→ **Task requirements**
Nothing in the data should change when you return it, but leave the pictures out.

→ **Data segment**

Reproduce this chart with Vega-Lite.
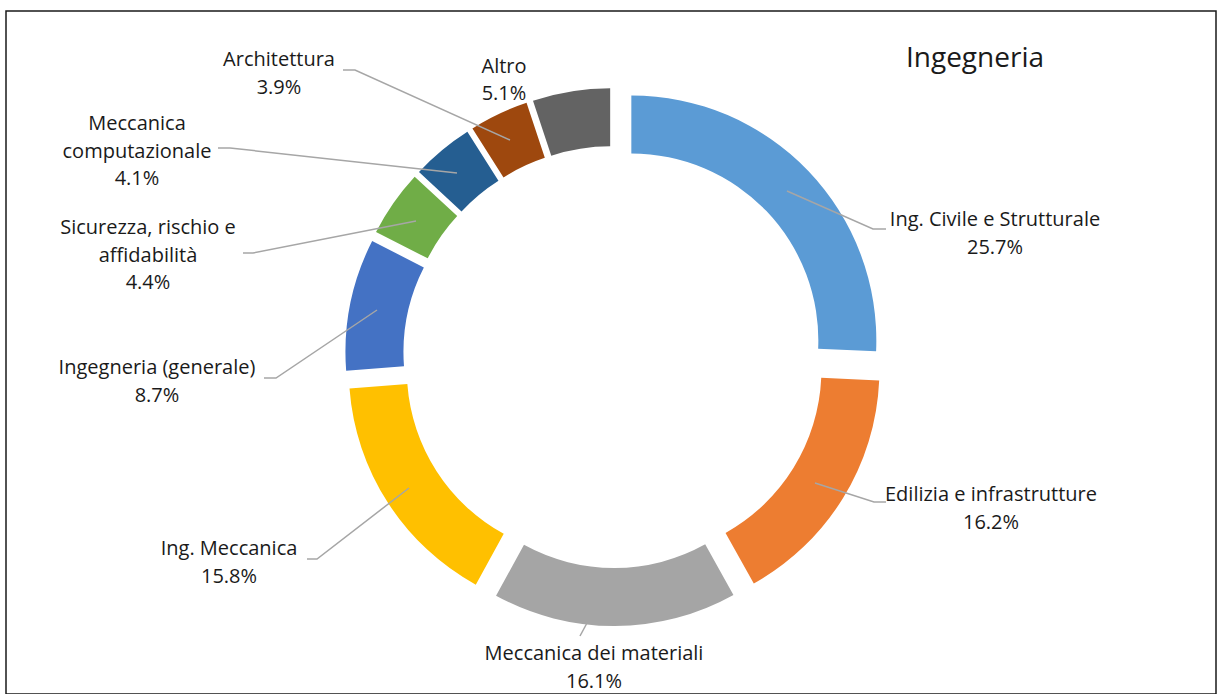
{
  "$schema": "https://vega.github.io/schema/vega-lite/v6.json",
  "width": 1210,
  "height": 683,
  "autosize": {"type": "none"},
  "padding": {"left": 6, "top": 11, "right": 1, "bottom": 0},
  "background": "white",
  "view": {"stroke": "#1a1a1a", "strokeWidth": 1.5},
  "datasets": {
    "slices": [
      {"idx": 1, "category": "Ing. Civile e Strutturale", "pct": 25.7},
      {"idx": 2, "category": "Edilizia e infrastrutture", "pct": 16.2},
      {"idx": 3, "category": "Meccanica dei materiali", "pct": 16.1},
      {"idx": 4, "category": "Ing. Meccanica", "pct": 15.8},
      {"idx": 5, "category": "Ingegneria (generale)", "pct": 8.7},
      {"idx": 6, "category": "Sicurezza, rischio e affidabilità", "pct": 4.4},
      {"idx": 7, "category": "Meccanica computazionale", "pct": 4.1},
      {"idx": 8, "category": "Architettura", "pct": 3.9},
      {"idx": 9, "category": "Altro", "pct": 5.1}
    ],
    "labels": [
      {"label": "Ing. Civile e Strutturale\n25.7%", "x": 381, "y": 137},
      {"label": "Edilizia e infrastrutture\n16.2%", "x": 377, "y": -138},
      {"label": "Meccanica dei materiali\n16.1%", "x": -20, "y": -297},
      {"label": "Ing. Meccanica\n15.8%", "x": -385, "y": -192},
      {"label": "Ingegneria (generale)\n8.7%", "x": -457, "y": -11},
      {"label": "Sicurezza, rischio e\naffidabilità\n4.4%", "x": -466, "y": 129},
      {"label": "Meccanica\ncomputazionale\n4.1%", "x": -477, "y": 233},
      {"label": "Architettura\n3.9%", "x": -335, "y": 297},
      {"label": "Altro\n5.1%", "x": -110, "y": 290.5}
    ],
    "leaders": [
      {"id": "Architettura", "k": 1, "x": -271, "y": 287},
      {"id": "Architettura", "k": 2, "x": -259, "y": 287},
      {"id": "Architettura", "k": 3, "x": -104, "y": 217},
      {"id": "Meccanica computazionale", "k": 1, "x": -396, "y": 209},
      {"id": "Meccanica computazionale", "k": 2, "x": -384, "y": 209},
      {"id": "Meccanica computazionale", "k": 3, "x": -157, "y": 184},
      {"id": "Sicurezza", "k": 1, "x": -371, "y": 104},
      {"id": "Sicurezza", "k": 2, "x": -361, "y": 104},
      {"id": "Sicurezza", "k": 3, "x": -198, "y": 136},
      {"id": "Ingegneria (generale)", "k": 1, "x": -350, "y": -21},
      {"id": "Ingegneria (generale)", "k": 2, "x": -338, "y": -21},
      {"id": "Ingegneria (generale)", "k": 3, "x": -237, "y": 47},
      {"id": "Ing. Meccanica", "k": 1, "x": -307, "y": -202},
      {"id": "Ing. Meccanica", "k": 2, "x": -297, "y": -202},
      {"id": "Ing. Meccanica", "k": 3, "x": -205, "y": -131},
      {"id": "Ing. Civile", "k": 1, "x": 173, "y": 166},
      {"id": "Ing. Civile", "k": 2, "x": 259, "y": 128},
      {"id": "Ing. Civile", "k": 3, "x": 272, "y": 128},
      {"id": "Edilizia", "k": 1, "x": 201, "y": -126},
      {"id": "Edilizia", "k": 2, "x": 260, "y": -145},
      {"id": "Edilizia", "k": 3, "x": 272, "y": -145},
      {"id": "Meccanica dei materiali", "k": 1, "x": -27, "y": -266},
      {"id": "Meccanica dei materiali", "k": 2, "x": -34, "y": -279}
    ],
    "title": [
      {"t": "Ingegneria", "x": 361, "y": 298}
    ]
  },
  "layer": [
    {
      "data": {"name": "slices"},
      "mark": {
        "type": "arc",
        "innerRadius": 187,
        "outerRadius": 245,
        "x": {"expr": "scale('x', 0) + 24 * sin(PI * (datum.pct_start + datum.pct_end) / 100)"},
        "y": {"expr": "scale('y', 0) - 24 * cos(PI * (datum.pct_start + datum.pct_end) / 100)"}
      },
      "encoding": {
        "theta": {"field": "pct", "type": "quantitative", "stack": true, "scale": {"domain": [0, 100]}},
        "order": {"field": "idx", "type": "quantitative"},
        "color": {
          "field": "category",
          "type": "nominal",
          "legend": null,
          "scale": {
            "domain": ["Ing. Civile e Strutturale", "Edilizia e infrastrutture", "Meccanica dei materiali", "Ing. Meccanica", "Ingegneria (generale)", "Sicurezza, rischio e affidabilità", "Meccanica computazionale", "Architettura", "Altro"],
            "range": ["#5B9BD5", "#ED7D31", "#A5A5A5", "#FFC000", "#4472C4", "#70AD47", "#255E91", "#9E480E", "#636363"]
          }
        }
      }
    },
    {
      "data": {"name": "leaders"},
      "mark": {"type": "line", "color": "#A6A6A6", "strokeWidth": 1.5},
      "encoding": {
        "x": {"field": "x", "type": "quantitative", "axis": null, "scale": {"domain": [-608, 602], "nice": false, "zero": false}},
        "y": {"field": "y", "type": "quantitative", "axis": null, "scale": {"domain": [-337, 346], "nice": false, "zero": false}},
        "detail": {"field": "id", "type": "nominal"},
        "order": {"field": "k", "type": "quantitative"}
      }
    },
    {
      "data": {"name": "labels"},
      "mark": {"type": "text", "font": "Open Sans", "fontSize": 20, "color": "#1a1a1a", "align": "center", "baseline": "middle", "lineBreak": "\n", "lineHeight": 27.5},
      "encoding": {
        "x": {"field": "x", "type": "quantitative"},
        "y": {"field": "y", "type": "quantitative"},
        "text": {"field": "label", "type": "nominal"}
      }
    },
    {
      "data": {"name": "title"},
      "mark": {"type": "text", "font": "Open Sans", "fontSize": 28, "color": "#1a1a1a", "align": "center", "baseline": "middle"},
      "encoding": {
        "x": {"field": "x", "type": "quantitative"},
        "y": {"field": "y", "type": "quantitative"},
        "text": {"field": "t", "type": "nominal"}
      }
    }
  ]
}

→ **Task solution**
Reproduce this chart with Vega-Lite.
{
  "$schema": "https://vega.github.io/schema/vega-lite/v6.json",
  "width": 1210,
  "height": 683,
  "autosize": {"type": "none"},
  "padding": {"left": 6, "top": 11, "right": 1, "bottom": 0},
  "background": "white",
  "view": {"stroke": "#1a1a1a", "strokeWidth": 1.5},
  "datasets": {
    "slices": [
      {"idx": 1, "category": "Ing. Civile e Strutturale", "pct": 25.7},
      {"idx": 2, "category": "Edilizia e infrastrutture", "pct": 16.2},
      {"idx": 3, "category": "Meccanica dei materiali", "pct": 16.1},
      {"idx": 4, "category": "Ing. Meccanica", "pct": 15.8},
      {"idx": 5, "category": "Ingegneria (generale)", "pct": 8.7},
      {"idx": 6, "category": "Sicurezza, rischio e affidabilità", "pct": 4.4},
      {"idx": 7, "category": "Meccanica computazionale", "pct": 4.1},
      {"idx": 8, "category": "Architettura", "pct": 3.9},
      {"idx": 9, "category": "Altro", "pct": 5.1}
    ],
    "labels": [
      {"label": "Ing. Civile e Strutturale\n25.7%", "x": 381, "y": 137},
      {"label": "Edilizia e infrastrutture\n16.2%", "x": 377, "y": -138},
      {"label": "Meccanica dei materiali\n16.1%", "x": -20, "y": -297},
      {"label": "Ing. Meccanica\n15.8%", "x": -385, "y": -192},
      {"label": "Ingegneria (generale)\n8.7%", "x": -457, "y": -11},
      {"label": "Sicurezza, rischio e\naffidabilità\n4.4%", "x": -466, "y": 129},
      {"label": "Meccanica\ncomputazionale\n4.1%", "x": -477, "y": 233},
      {"label": "Architettura\n3.9%", "x": -335, "y": 297},
      {"label": "Altro\n5.1%", "x": -110, "y": 290.5}
    ],
    "leaders": [
      {"id": "Architettura", "k": 1, "x": -271, "y": 287},
      {"id": "Architettura", "k": 2, "x": -259, "y": 287},
      {"id": "Architettura", "k": 3, "x": -104, "y": 217},
      {"id": "Meccanica computazionale", "k": 1, "x": -396, "y": 209},
      {"id": "Meccanica computazionale", "k": 2, "x": -384, "y": 209},
      {"id": "Meccanica computazionale", "k": 3, "x": -157, "y": 184},
      {"id": "Sicurezza", "k": 1, "x": -371, "y": 104},
      {"id": "Sicurezza", "k": 2, "x": -361, "y": 104},
      {"id": "Sicurezza", "k": 3, "x": -198, "y": 136},
      {"id": "Ingegneria (generale)", "k": 1, "x": -350, "y": -21},
      {"id": "Ingegneria (generale)", "k": 2, "x": -338, "y": -21},
      {"id": "Ingegneria (generale)", "k": 3, "x": -237, "y": 47},
      {"id": "Ing. Meccanica", "k": 1, "x": -307, "y": -202},
      {"id": "Ing. Meccanica", "k": 2, "x": -297, "y": -202},
      {"id": "Ing. Meccanica", "k": 3, "x": -205, "y": -131},
      {"id": "Ing. Civile", "k": 1, "x": 173, "y": 166},
      {"id": "Ing. Civile", "k": 2, "x": 259, "y": 128},
      {"id": "Ing. Civile", "k": 3, "x": 272, "y": 128},
      {"id": "Edilizia", "k": 1, "x": 201, "y": -126},
      {"id": "Edilizia", "k": 2, "x": 260, "y": -145},
      {"id": "Edilizia", "k": 3, "x": 272, "y": -145},
      {"id": "Meccanica dei materiali", "k": 1, "x": -27, "y": -266},
      {"id": "Meccanica dei materiali", "k": 2, "x": -34, "y": -279}
    ],
    "title": [
      {"t": "Ingegneria", "x": 361, "y": 298}
    ]
  },
  "layer": [
    {
      "data": {"name": "slices"},
      "mark": {
        "type": "arc",
        "innerRadius": 187,
        "outerRadius": 245,
        "x": {"expr": "scale('x', 0) + 24 * sin(PI * (datum.pct_start + datum.pct_end) / 100)"},
        "y": {"expr": "scale('y', 0) - 24 * cos(PI * (datum.pct_start + datum.pct_end) / 100)"}
      },
      "encoding": {
        "theta": {"field": "pct", "type": "quantitative", "stack": true, "scale": {"domain": [0, 100]}},
        "order": {"field": "idx", "type": "quantitative"},
        "color": {
          "field": "category",
          "type": "nominal",
          "legend": null,
          "scale": {
            "domain": ["Ing. Civile e Strutturale", "Edilizia e infrastrutture", "Meccanica dei materiali", "Ing. Meccanica", "Ingegneria (generale)", "Sicurezza, rischio e affidabilità", "Meccanica computazionale", "Architettura", "Altro"],
            "range": ["#5B9BD5", "#ED7D31", "#A5A5A5", "#FFC000", "#4472C4", "#70AD47", "#255E91", "#9E480E", "#636363"]
          }
        }
      }
    },
    {
      "data": {"name": "leaders"},
      "mark": {"type": "line", "color": "#A6A6A6", "strokeWidth": 1.5},
      "encoding": {
        "x": {"field": "x", "type": "quantitative", "axis": null, "scale": {"domain": [-608, 602], "nice": false, "zero": false}},
        "y": {"field": "y", "type": "quantitative", "axis": null, "scale": {"domain": [-337, 346], "nice": false, "zero": false}},
        "detail": {"field": "id", "type": "nominal"},
        "order": {"field": "k", "type": "quantitative"}
      }
    },
    {
      "data": {"name": "labels"},
      "mark": {"type": "text", "font": "Open Sans", "fontSize": 20, "color": "#1a1a1a", "align": "center", "baseline": "middle", "lineBreak": "\n", "lineHeight": 27.5},
      "encoding": {
        "x": {"field": "x", "type": "quantitative"},
        "y": {"field": "y", "type": "quantitative"},
        "text": {"field": "label", "type": "nominal"}
      }
    },
    {
      "data": {"name": "title"},
      "mark": {"type": "text", "font": "Open Sans", "fontSize": 28, "color": "#1a1a1a", "align": "center", "baseline": "middle"},
      "encoding": {
        "x": {"field": "x", "type": "quantitative"},
        "y": {"field": "y", "type": "quantitative"},
        "text": {"field": "t", "type": "nominal"}
      }
    }
  ]
}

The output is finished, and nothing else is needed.